When I was little, about three or four years old, I had a simple way of dealing with adults and children I thought were being silly. Mostly, for adults, this meant that they baby talked (or slow talked) down to me. My parents didn’t do this and I always thought it was weird and insulting. Condescension is still one of my biggest pet peeves. I have a brain, thank you, and it even works. Anyway, my response was simple: I wouldn’t respond. To my parents’ relief, people just thought I was shy. The truth was that I was staring, judgmentally, at them with running commentary in my head about how ridiculous they sounded.
My reasons for not saying any of that commentary aloud are pretty similar to how I feel as a 38 year old adult. For one thing, saying all of that would just be unnecessarily rude, especially to a complete stranger. Perhaps I could have said, “Please talk to me like a functioning human capable of thought,” but those kinds of boundaries are things you’re better at navigating with a bit more life experience, I think. I also just didn’t understand why the person would need to me to say it. They were, to put it in an unflattering kind of way, unimportant. They would come into my life and they would leave it, pretty much as quickly as they entered it.
As a child, I had the luxury of not engaging and it’s a luxury I delight in online as well. If I think someone is being silly, ridiculous, mean, or what have you, I can just roll my eyes and move on with my life. The world doesn’t need to me to point out what people have so clearly demonstrated themselves. More to the point, the kind of argument that inevitably ends up as “you’re wrong, no you’re wrong” always reminds me of the pointless bickering my sister and I used to do as kids. It’s not going to solve anything, and neither of you are going to change your minds, so why are you wasting your time?

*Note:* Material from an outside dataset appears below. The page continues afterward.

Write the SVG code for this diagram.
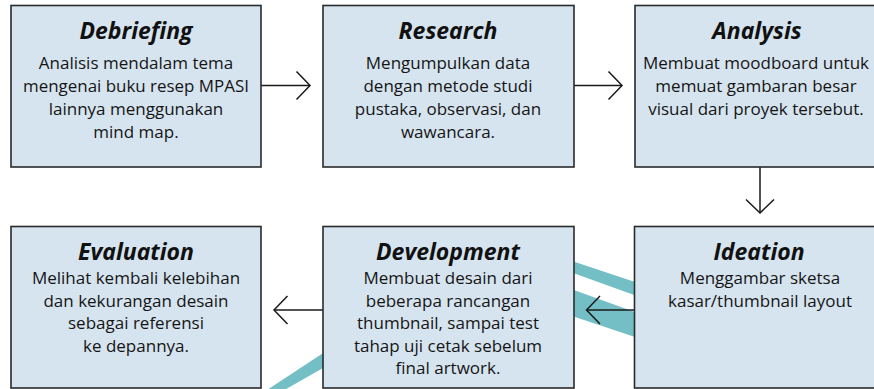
<svg xmlns="http://www.w3.org/2000/svg" width="874" height="389" viewBox="0 0 874 389">
<defs>
<style>
.box{fill:#d5e4ef;stroke:#2a2a2a;stroke-width:1.6}
.t{font-family:"Open Sans","Noto Sans",sans-serif;font-weight:700;font-style:italic;font-size:23px;fill:#111;text-anchor:middle}
.b{font-family:"Open Sans","Noto Sans",sans-serif;font-size:17px;fill:#151515;text-anchor:middle}
.wm{fill:#74bfc6}
.c{stroke:#1a1a1a;stroke-width:1.5;fill:none}
</style>
<marker id="ah" viewBox="-15 -16 17 32" markerWidth="17" markerHeight="32" refX="0" refY="0" markerUnits="userSpaceOnUse" orient="auto">
<path d="M-13.5,-14 L0,0 L-13.5,14" fill="none" stroke="#1a1a1a" stroke-width="1.5"/>
</marker>
</defs>
<rect width="874" height="389" fill="#ffffff"/>
<g id="watermark">
<polygon class="wm" points="560,257 650,287 650,300.8 560,268.2"/>
<polygon class="wm" points="560,284.9 650,317.5 650,342 560,312"/>
<polygon class="wm" points="255,397.9 330,348.6 330,364 255,406.8"/>
</g>
<g id="connectors">
<line class="c" x1="261" y1="85.5" x2="310" y2="85.5" marker-end="url(#ah)"/>
<line class="c" x1="574" y1="85.5" x2="622" y2="85.5" marker-end="url(#ah)"/>
<line class="c" x1="760" y1="167" x2="760" y2="213" marker-end="url(#ah)"/>
<line class="c" x1="634" y1="310" x2="586.5" y2="310" marker-end="url(#ah)"/>
<line class="c" x1="323" y1="310" x2="274" y2="310" marker-end="url(#ah)"/>
</g>
<g id="debriefing">
<rect class="box" x="11" y="5.5" width="250" height="161.5"/>
<text class="t" x="136" y="38.5">Debriefing</text>
<text class="b" x="136" y="68.5">Analisis mendalam tema</text>
<text class="b" x="136" y="91.5" textLength="226" lengthAdjust="spacingAndGlyphs">mengenai buku resep MPASI</text>
<text class="b" x="136" y="114.5">lainnya menggunakan</text>
<text class="b" x="136" y="137.5">mind map.</text>
</g>
<g id="research">
<rect class="box" x="323" y="5.5" width="251" height="161.5"/>
<text class="t" x="448" y="38.5">Research</text>
<text class="b" x="448" y="68.5">Mengumpulkan data</text>
<text class="b" x="448" y="91.5">dengan metode studi</text>
<text class="b" x="448" y="114.5">pustaka, observasi, dan</text>
<text class="b" x="448" y="137.5">wawancara.</text>
</g>
<g id="analysis">
<rect class="box" x="635" y="5.5" width="250" height="161.5"/>
<text class="t" x="757" y="38.5">Analysis</text>
<text class="b" x="756" y="68.5">Membuat moodboard untuk</text>
<text class="b" x="756" y="91.5">memuat gambaran besar</text>
<text class="b" x="756" y="114.5">visual dari proyek tersebut.</text>
</g>
<g id="evaluation">
<rect class="box" x="11" y="226.5" width="250" height="161.5"/>
<text class="t" x="136" y="260">Evaluation</text>
<text class="b" x="136" y="284">Melihat kembali kelebihan</text>
<text class="b" x="136" y="306.5">dan kekurangan desain</text>
<text class="b" x="136" y="329">sebagai referensi</text>
<text class="b" x="136" y="351.5">ke depannya.</text>
</g>
<g id="development">
<rect class="box" x="323" y="226.5" width="251" height="161.5"/>
<text class="t" x="448" y="260">Development</text>
<text class="b" x="448" y="284">Membuat desain dari</text>
<text class="b" x="448" y="306.5">beberapa rancangan</text>
<text class="b" x="448" y="329">thumbnail, sampai test</text>
<text class="b" x="448" y="351.5">tahap uji cetak sebelum</text>
<text class="b" x="448" y="374">final artwork.</text>
</g>
<g id="ideation">
<rect class="box" x="634.5" y="226.5" width="250" height="161.5"/>
<text class="t" x="759" y="260">Ideation</text>
<text class="b" x="760" y="284">Menggambar sketsa</text>
<text class="b" x="760" y="306.5">kasar/thumbnail layout</text>
</g>
</svg>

I keep waiting for this post to come naturally to its conclusion but, apparently, I have a lot to say about this topic. I am, however, at the point where I think I’ll mostly be repeating myself. I do that, at a certain point, when I’ve run out of new things to say but the emotion behind it is still going on inside me. Perhaps, ultimately, that’s the real reason some people comment, reply, and post online; the emotions they feel won’t let them not say something. That said, I still believe we can think about we say first, and notice when it’s no longer productive. So, at this point, I am going to follow my brain, which is telling me that to say more would be unproductive, and stop writing here (even though it feels super abrupt).